The award winning video was but a small part of a successful two-year campaign to raise online privacy to the top of the national privacy agenda and prod Congress into calling Google top executives to testify. The recent White House proposal for a Consumer Privacy Bill of Rights and the Federal Trade Commission's clarion call for a Do Not Track mechanism shows we have crossed a tipping point and national policymakers are focusing on the need to protect our privacy.
We took our argument to traditional outlets like newspapers, television and radio. We held policy conferences in Washington DC and launched demonstrations on Capitol Hill featuring an ice cream truck and used mimes dubbed the "Google Track Team" to follow people around the Dirksen Senate Office Building.
The award-winning video satirized Google CEO Larry Page and Executive Chairman Eric Schmidt to dramatize Google’s information monopoly and make the case for Do Not Track Legislation. It used actual quotes by the executives and shows the two Google executives stalking a United States Senator through the signal in his Android mobile phone.
Who knows? Maybe next year it's on to the Oscars.

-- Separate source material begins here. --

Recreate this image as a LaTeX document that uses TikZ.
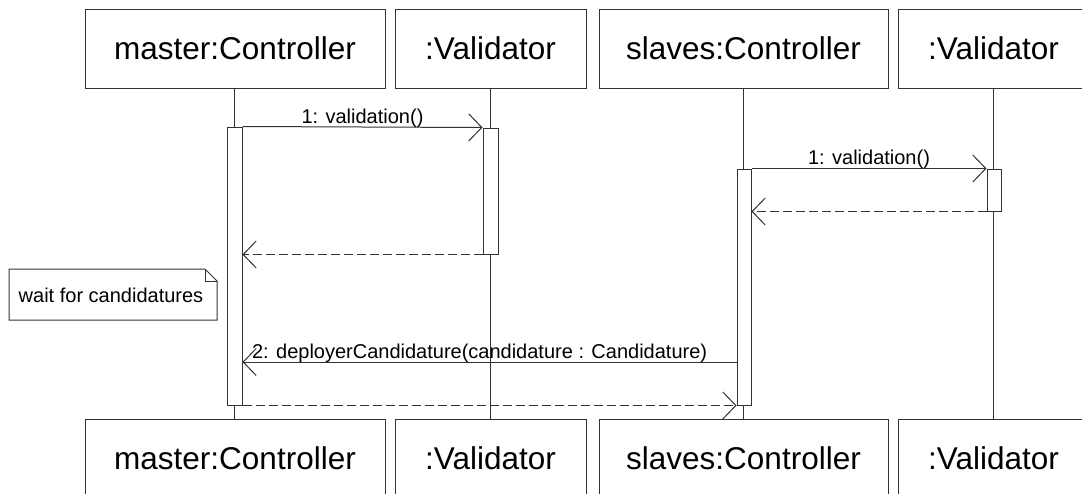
\documentclass[tikz,border=0pt]{standalone}
\usepackage{fontspec}
\setmainfont{Liberation Sans}
\usetikzlibrary{arrows.meta,calc}
\definecolor{ln}{HTML}{333333}
\tikzset{
  objbox/.style={draw=ln,line width=1pt,fill=white,minimum height=79pt,inner sep=0pt,font=\fontsize{31.5}{36}\selectfont},
  actbox/.style={draw=ln,line width=1pt,fill=white,inner sep=0pt,minimum width=15pt},
  life/.style={draw=ln,line width=1pt},
  msg/.style={draw=ln,line width=1pt,-{Straight Barb[length=13pt,width=27pt,line width=1pt]}},
  ret/.style={msg,dash pattern=on 9pt off 4pt},
  lbl/.style={font=\fontsize{20}{23}\selectfont,inner sep=0pt,anchor=base},
}
\begin{document}
\begin{tikzpicture}[x=1pt,y=-1pt]
\useasboundingbox (0,0) rectangle (1082,493);
\clip (0,0) rectangle (1082,493);
% top objects
\node[objbox,minimum width=300pt] (t1) at (235,48.5) {master:Controller};
\node[objbox,minimum width=191pt] (t2) at (490.5,48.5) {:Validator};
\node[objbox,minimum width=289pt] (t3) at (743.5,48.5) {slaves:Controller};
\node[objbox,minimum width=190pt] (t4) at (993.5,48.5) {:Validator};
% bottom objects
\node[objbox,minimum width=300pt] (b1) at (235,458.5) {master:Controller};
\node[objbox,minimum width=191pt] (b2) at (490.5,458.5) {:Validator};
\node[objbox,minimum width=289pt] (b3) at (743.5,458.5) {slaves:Controller};
\node[objbox,minimum width=190pt] (b4) at (993.5,458.5) {:Validator};
% lifelines
\draw[life] (t1.south -| 234,0) -- (b1.north -| 234,0);
\draw[life] (t2.south -| 490.5,0) -- (b2.north -| 490.5,0);
\draw[life] (t3.south -| 743,0) -- (b3.north -| 743,0);
\draw[life] (t4.south -| 993.5,0) -- (b4.north -| 993.5,0);
% activations
\node[actbox,minimum height=278pt] (aM) at (234.5,266) {};
\node[actbox,minimum height=126pt] (aV1) at (490.5,191) {};
\node[actbox,minimum width=14pt,minimum height=236pt] (aS) at (744,287) {};
\node[actbox,minimum width=14pt,minimum height=42pt] (aV2) at (994,190) {};
% messages
\draw[msg] (aM.north east) -- (aV1.north west)
  node[lbl,pos=0.5,yshift=4pt] {1: validation()};
\draw[ret] (aV1.south west) -- (aM.east |- aV1.south);
\draw[msg] (aS.north east) -- (aV2.north west)
  node[lbl,pos=0.5,yshift=4pt] {1: validation()};
\draw[ret] (aV2.south west) -- (aS.east |- aV2.south);
\coordinate (m2s) at ($(aS.west)+(0,75)$);
\draw[msg] (m2s) -- (aM.east |- m2s)
  node[lbl,pos=0.52,yshift=4pt] {2: deployerCandidature(candidature : Candidature)};
\draw[ret] (aM.south east) -- (aS.south west);
% note
\coordinate (n1) at (9,269);
\coordinate (n2) at (205,269);
\coordinate (n3) at (217,281);
\coordinate (n4) at (217,320);
\coordinate (n5) at (9,320);
\draw[draw=ln,line width=1pt,fill=white] (n1) -- (n2) -- (n3) -- (n4) -- (n5) -- cycle;
\draw[draw=ln,line width=1pt] (n2) -- (205,281) -- (n3);
\node[font=\fontsize{20}{23}\selectfont,inner sep=0pt] (note) at (111,295) {wait for candidatures};
\end{tikzpicture}
\end{document}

"Supercharge" was the third avatar-style animation aimed at Google’s intrusive online practices that we released. The two earlier videos lampooned then Google CEO Schmidt and were part of a campaign for more than a year to get Congress to require Schmidt to testify. Schmidt finally testified before the U.S. Senate Judiciary Antitrust Subcommittee in September, just after "Supercharge" was released.
The first video, “Don’t Be Evil?,” which premiered with a digital ad in Times Square garnered nearly 500,000 views. It featured Schmidt in an ice cream truck offering “free” ice cream to children while gathering information about them, seizing on Schmidt’s remarks about children needing to change their names later in life to protect their privacy. The video challenged Google offering “free” services so it can gather users’ information and then target them with behavioral advertising.
The second video, “Mr. Schmidt Goes To Washington,” made the case that the then CEO needed to testify before Congress about Google’s Wi-Spy scandal, in which its Street View cars gathered data from private Wi-Fi networks in 30 countries around the world. All three videos featured the key characters wearing iconic “Wi-Spy” glasses to dramatize the incident and focus on Google’s gathering our information.